Авксентьев лишь незадолго перед тем перешагнул порог совершеннолетия. Но он производил впечатление человека, который уж вполне "обрел самого себя" и очень ревниво относился к своей идейной самостоятельности. В своем кружке он лидерствовал и имел вкус к лидерству, не без примеси даже известной персональной властности. Отличался жизнерадостностью, вполне не покидавшей его потом и в самых тяжелых обстоятельствах. Держался с достоинством и сразу дал понять, что он и его друзья – согласно позднейшему выражению одного из них "под эсеровскую политическую программу и народническую философию хотят подвести не столько Лаврова и Михайловского, сколько Канта и Риля".

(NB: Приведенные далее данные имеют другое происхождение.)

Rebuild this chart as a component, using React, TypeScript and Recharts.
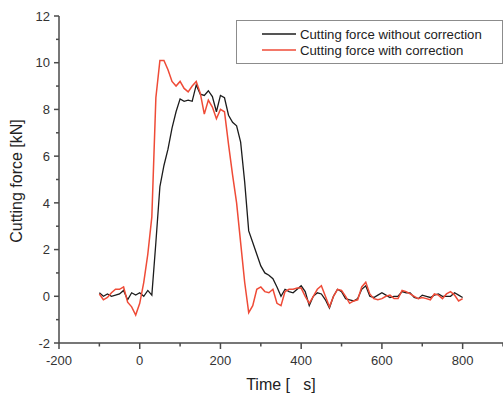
import { LineChart, Line, XAxis, YAxis, Legend, Label } from "recharts";

// time in s, force in kN
const time = [
  -100, -90, -80, -70, -60, -50, -40, -30, -20, -10, 0, 10, 20, 30, 40, 50, 60, 70, 80, 90,
  100, 110, 120, 130, 140, 150, 160, 170, 180, 190, 200, 210, 220, 230, 240, 250, 260, 270, 280, 290,
  300, 310, 320, 330, 340, 350, 360, 370, 380, 390, 400, 410, 420, 430, 440, 450, 460, 470, 480, 490,
  500, 510, 520, 530, 540, 550, 560, 570, 580, 590, 600, 610, 620, 630, 640, 650, 660, 670, 680, 690,
  700, 710, 720, 730, 740, 750, 760, 770, 780, 790, 800,
];

const withoutCorrection = [
  0.15, 0.0, 0.1, 0.0, 0.05, 0.1, 0.25, -0.15, 0.15, 0.05, 0.15, 0.0, 0.25, 0.05, 2.3, 4.7, 5.6, 6.3, 7.2, 7.9,
  8.45, 8.35, 8.4, 8.35, 9.05, 8.65, 8.6, 8.8, 8.55, 7.9, 8.6, 8.5, 7.75, 7.45, 7.3, 6.6, 4.9, 2.8, 2.3, 1.8,
  1.3, 1.0, 0.9, 0.75, 0.4, 0.0, 0.3, 0.2, 0.15, 0.3, 0.45, 0.2, -0.4, 0.0, 0.15, 0.1, -0.15, -0.5, 0.0, 0.3,
  0.2, -0.1, -0.15, -0.2, -0.1, 0.3, 0.45, 0.0, -0.05, 0.05, 0.15, 0.05, -0.05, 0.0, 0.0, 0.2, 0.15, 0.15, -0.05, -0.1,
  0.05, 0.0, -0.05, 0.05, 0.1, 0.0, 0.0, 0.0, 0.15, 0.05, -0.05,
];

const withCorrection = [
  0.1, -0.15, -0.05, 0.15, 0.3, 0.3, 0.4, -0.25, -0.45, -0.8, -0.3, 0.6, 1.8, 3.4, 8.5, 10.1, 10.1, 9.7, 9.2, 9.0,
  9.2, 8.9, 8.75, 9.0, 9.2, 8.7, 7.8, 8.4, 8.1, 7.6, 8.0, 7.9, 6.5, 5.2, 4.0, 2.3, 0.6, -0.7, -0.4, 0.3,
  0.4, 0.2, 0.15, 0.3, -0.3, -0.4, 0.2, 0.3, 0.3, 0.35, 0.35, 0.0, -0.3, 0.0, 0.3, 0.45, 0.0, -0.45, 0.0, 0.3,
  0.25, 0.0, -0.3, -0.2, -0.15, 0.4, 0.6, 0.1, -0.1, -0.15, -0.1, 0.0, 0.05, -0.1, -0.1, 0.25, 0.2, 0.1, 0.0, -0.1,
  -0.05, -0.1, -0.15, 0.1, 0.05, -0.1, 0.1, 0.2, 0.05, -0.2, -0.1,
];

const xTicks = [-200, -100, 0, 100, 200, 300, 400, 500, 600, 700, 800, 900];
const yTicks = [-2, -1, 0, 1, 2, 3, 4, 5, 6, 7, 8, 9, 10, 11, 12];

const seriesNames = ["Cutting force without correction", "Cutting force with correction"];
const seriesColors = ["#1c1c1c", "#ef4b37"];

const data = time.map((t, i) => ({
  t,
  a: withoutCorrection[i],
  b: withCorrection[i],
}));

const AXIS = "#4a4a4a";
const FONT = "'Liberation Sans', Arial, sans-serif";

function XTick(props: any) {
  const { x, y, payload } = props;
  const v = payload.value;
  const major = v % 200 === 0;
  return (
    <g>
      <line x1={x} x2={x} y1={y} y2={y + (major ? 6 : 3.5)} stroke={AXIS} strokeWidth={1.5} />
      {major && v <= 800 && (
        <text x={x} y={y + 22} textAnchor="middle" fontSize={13} fill="#333" fontFamily={FONT}>
          {v}
        </text>
      )}
    </g>
  );
}

function YTick(props: any) {
  const { x, y, payload } = props;
  const v = payload.value;
  const major = v % 2 === 0;
  return (
    <g>
      <line x1={x - (major ? 5 : 3)} x2={x} y1={y} y2={y} stroke={AXIS} strokeWidth={1.5} />
      {major && (
        <text x={x - 9} y={y} dy="0.36em" textAnchor="end" fontSize={13} fill="#333" fontFamily={FONT}>
          {v}
        </text>
      )}
    </g>
  );
}

function LegendBox() {
  return (
    <div
      style={{
        boxSizing: "border-box",
        width: 267,
        height: 44,
        border: "1.5px solid #8c8c8c",
        background: "#fff",
        fontFamily: FONT,
        fontSize: 13.2,
        color: "#222",
        paddingTop: 5,
      }}
    >
      {seriesNames.map((name, i) => (
        <div key={name} style={{ display: "flex", alignItems: "center", height: 16 }}>
          <svg width={63} height={16}>
            <line x1={25} x2={59} y1={8} y2={8} stroke={seriesColors[i]} strokeWidth={1.5} />
          </svg>
          <span>{name}</span>
        </div>
      ))}
    </div>
  );
}

export default function App() {
  return (
    <div style={{ position: "relative", width: 503, height: 394, background: "#fff" }}>
      <style>{`body{margin:0}`}</style>
      <LineChart
        width={503}
        height={394}
        data={data}
        margin={{ top: 16, right: 0, bottom: 0, left: 0 }}
      >
        <XAxis
          dataKey="t"
          type="number"
          domain={[-200, 900]}
          ticks={xTicks}
          interval={0}
          tickSize={0}
          tickMargin={0}
          tickLine={false}
          tick={<XTick />}
          height={51}
          stroke={AXIS}
          strokeWidth={1.5}
          allowDataOverflow
        >
          <Label
            value={"Time [ \u00a0 s]"}
            position="insideBottom"
            offset={4}
            style={{ fontSize: 16, fontFamily: FONT, fill: "#222" }}
          />
        </XAxis>
        <YAxis
          type="number"
          domain={[-2, 12]}
          ticks={yTicks}
          interval={0}
          tickSize={0}
          tickMargin={0}
          tickLine={false}
          tick={<YTick />}
          width={59}
          stroke={AXIS}
          strokeWidth={1.5}
          allowDataOverflow
        >
          <Label
            content={() => (
              <text
                x={16}
                y={181}
                transform="rotate(-90 16 181)"
                textAnchor="middle"
                dominantBaseline="central"
                fontSize={16}
                fontFamily={FONT}
                fill="#222"
              >
                Cutting force [kN]
              </text>
            )}
          />
        </YAxis>
        <Legend
          layout="horizontal"
          verticalAlign="middle"
          align="center"
          wrapperStyle={{ left: 236, top: 20, width: 267, height: 44 }}
          content={() => <LegendBox />}
        />
        <Line
          dataKey="a"
          name={seriesNames[0]}
          stroke={seriesColors[0]}
          strokeWidth={1.3}
          dot={false}
          type="linear"
          isAnimationActive={false}
        />
        <Line
          dataKey="b"
          name={seriesNames[1]}
          stroke={seriesColors[1]}
          strokeWidth={1.5}
          dot={false}
          type="linear"
          isAnimationActive={false}
        />
      </LineChart>
    </div>
  );
}
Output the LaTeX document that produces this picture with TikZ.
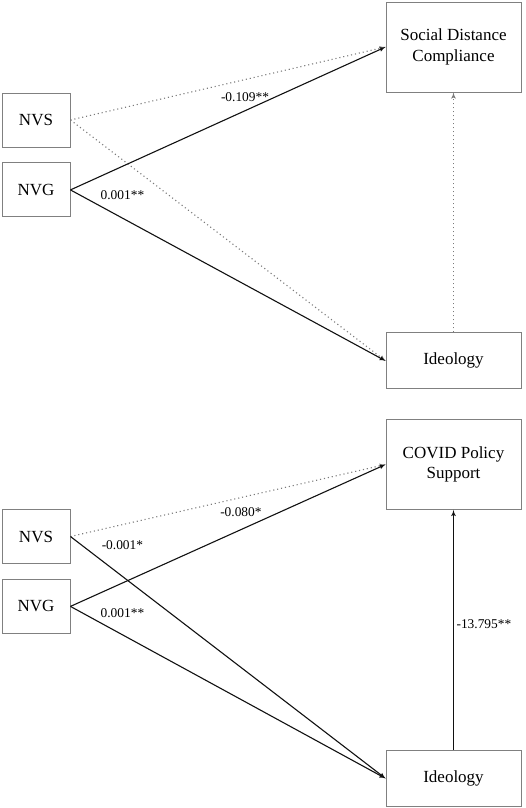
\documentclass[tikz,border=0pt]{standalone}
\usepackage{fontspec}
\setmainfont{Liberation Serif}
\usepackage{tikz}
\usetikzlibrary{arrows, positioning}
\definecolor{BoxGrey}{HTML}{808080}
\definecolor{DotGrey}{HTML}{7A7A7A}
\definecolor{PathBlack}{HTML}{111111}

\begin{document}
\begin{tikzpicture}[x=1pt, y=-1pt, >=latex', every node/.style={transform shape}]
    \tikzstyle{block} = [rectangle, draw=BoxGrey, line width=0.9pt, align=center, inner sep=0pt, font=\fontsize{17}{20.5}\selectfont]
    \tikzstyle{outcome} = [block, minimum width=135pt, minimum height=90pt]
    \tikzstyle{mediator} = [block, minimum width=135pt, minimum height=56pt]
    \tikzstyle{predictor} = [block, minimum width=68pt, minimum height=54pt]
    \tikzstyle{line} = [draw, ->, line width=1.1pt, PathBlack]
    \tikzstyle{dotline} = [draw, ->, line width=1.1pt, DotGrey, dash pattern=on 1.1pt off 2.9pt]
    \tikzstyle{coef} = [inner sep=0pt, text=black, font=\fontsize{13.4}{16}\selectfont]

    \useasboundingbox (0,0) rectangle (526,808);

    % top model: social distance compliance
    \node [outcome] (sdc) at (453.5,47) {Social Distance\\Compliance};
    \node [mediator, below=240pt of sdc] (ideo1) {Ideology};
    \node [predictor] (nvs1) at (36,120) {NVS};
    \node [predictor, below=15pt of nvs1] (nvg1) {NVG};

    \path [dotline] (nvs1.east) -- (sdc.west);
    \path [dotline] (nvs1.east) -- (ideo1.west);
    \path [dotline] (ideo1.north) -- (sdc.south);
    \path [line] (nvg1.east) -- node [coef, pos=0.554, above=8.5pt] {-0.109**} (sdc.west);
    \path [line] (nvg1.east) -- node [coef, pos=0.165, above=17.5pt] {0.001**} (ideo1.west);

    % bottom model: covid policy support
    \node [outcome] (cps) at (453.5,464.5) {COVID Policy\\Support};
    \node [mediator, below=240pt of cps] (ideo2) {Ideology};
    \node [predictor] (nvs2) at (36,536.5) {NVS};
    \node [predictor, below=15pt of nvs2] (nvg2) {NVG};

    \path [dotline] (nvs2.east) -- (cps.west);
    \path [line] (nvs2.east) -- node [coef, pos=0.165, above=25.7pt] {-0.001*} (ideo2.west);
    \path [line] (nvg2.east) -- node [coef, pos=0.541, above=12pt] {-0.080*} (cps.west);
    \path [line] (nvg2.east) -- node [coef, pos=0.165, above=17pt] {0.001**} (ideo2.west);
    \path [line] (ideo2.north) -- node [coef, pos=0.525, right=2.5pt] {-13.795**} (cps.south);
\end{tikzpicture}
\end{document}
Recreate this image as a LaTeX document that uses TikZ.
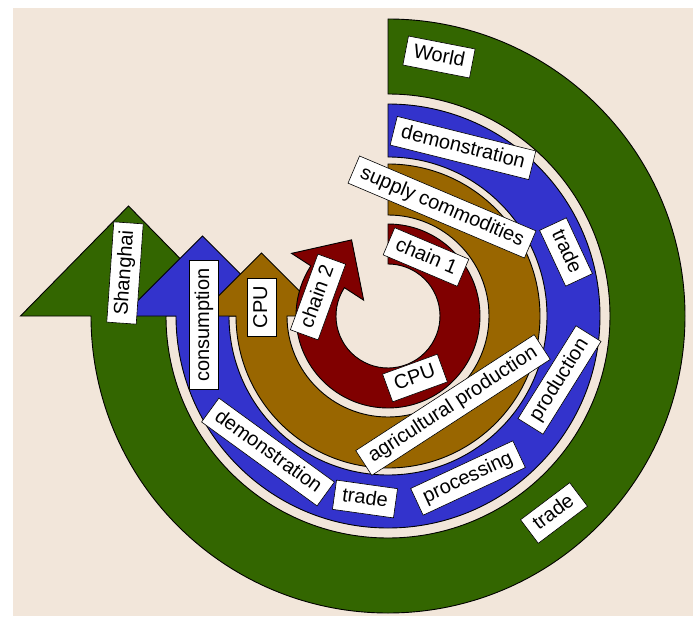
\documentclass[tikz,border=0pt]{standalone}
\usepackage{fontspec}
\setmainfont{Liberation Sans}
\usepackage{xcolor}
\usepackage{tikz}
\usetikzlibrary{calc}
\definecolor{ringgreen}{RGB}{51,102,0}
\definecolor{ringblue}{RGB}{51,51,204}
\definecolor{ringbrown}{RGB}{153,102,0}
\definecolor{ringred}{RGB}{128,0,0}
\definecolor{paper}{RGB}{242,230,218}
\tikzset{
  ring/.style={draw=black, line width=0.9pt, line join=miter},
  tag/.style={draw=black, fill=white, line width=0.6pt, inner xsep=8pt, inner ysep=5pt,
              text height=15pt, text depth=4.5pt, font=\fontsize{20}{24}\selectfont}
}

\begin{document}
\begin{tikzpicture}[x=1pt, y=1pt]
    \useasboundingbox (-388,-300) rectangle (305,316);
    \fill[paper] (-375,-300) rectangle (305,308);
    \foreach \col/\ri/\rmid/\ro/\ea/\hw/\hl in {ringgreen/222/259.5/297/-180/108/110,
        ringblue/159/185.5/212/-180/80/80, ringbrown/101/126.5/152/-180/63/63,
        ringred/52/72/92/-213/43/44}
      \filldraw[ring, fill=\col] (90:\ro pt) arc[start angle=90, end angle=\ea, radius=\ro pt]
        -- ($(\ea:\rmid pt)+(\ea:\hw pt)$) -- ($(\ea:\rmid pt)+(\ea-90:\hl pt)$)
        -- ($(\ea:\rmid pt)-(\ea:\hw pt)$) -- (\ea:\ri pt)
        arc[start angle=\ea, end angle=90, radius=\ri pt] -- cycle;
    \node[tag, rotate=-11] (world) at (51,259) {World};
    \node[tag, rotate=-14] (demoTop) at (75,168) {demonstration};
    \node[tag, rotate=-23] (supply) at (54,109) {supply commodities};
    \node[tag, rotate=-65] (tradeTop) at (178,64) {trade};
    \node[tag, rotate=-23] (chainA) at (38,59) {chain 1};
    \node[tag, rotate=70] (chainB) at (-70,19) {chain 2};
    \node[tag, rotate=20] (cpuRed) at (27,-62) {CPU};
    \node[tag, rotate=90] (cpuBrown) at (-126,9) {CPU};
    \node[tag, rotate=90] (consumption) at (-184,-9) {consumption};
    \node[tag, rotate=86] (shanghai) at (-263,43) {Shanghai};
    \node[tag, rotate=-36] (demoBottom) at (-120,-136) {demonstration};
    \node[tag, rotate=-8] (tradeBottom) at (-23,-183) {trade};
    \node[tag, rotate=25] (processing) at (80,-162) {processing};
    \node[tag, rotate=58] (production) at (171.5,-64) {production};
    \node[tag, rotate=33] (agri) at (65,-89) {agricultural production};
    \node[tag, rotate=37] (tradeGreen) at (166,-197) {trade};
  \end{tikzpicture}
\end{document}
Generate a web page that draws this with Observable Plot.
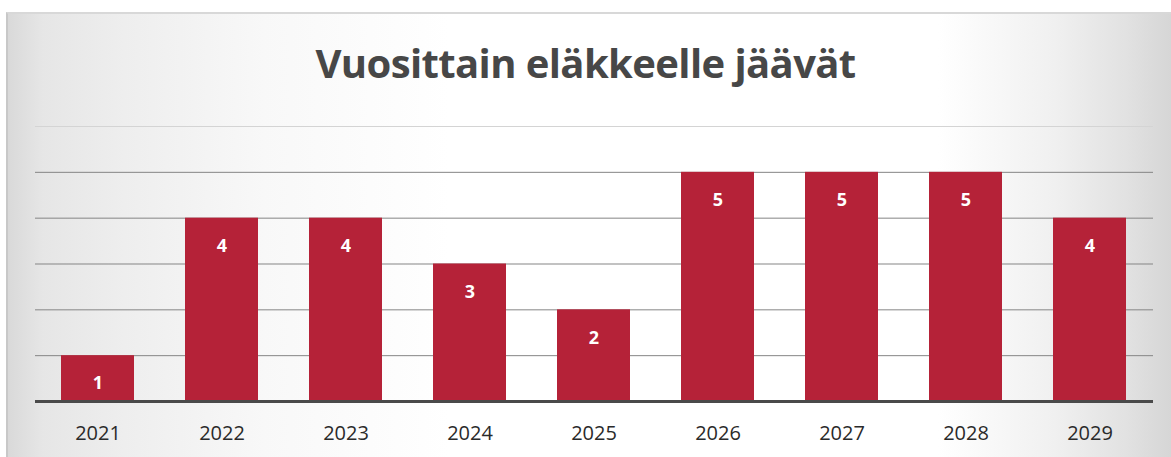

Их успокоило то, что новая партия так же четко отделяла политическую партию от общефилософского миросозерцания, как когда то была отделена церковь от государства. Каждый был волен обосновать свое присоединение к ней материалистически или идеалистически, марксистски или антимарксистски, религиозно или антирелигиозно. Авксентьев принес с собою в ее ряды свое философское кредо, вскоре опубликованное в книжке о "Сверхчеловеке" Но что же такое, в конце концов, сверхчеловек, как не человек, переросший в рыцаря? Не удивила меня впоследствии и весть о раннем вступлении Авксентьева в ряды масонства. Где же, как не в масонстве, сохраняется поныне ритуал торжественных посвящений, обетов, символических знаков, орденских рангов – словом, весь реквизит эпохи мистерий и рыцарской романтики?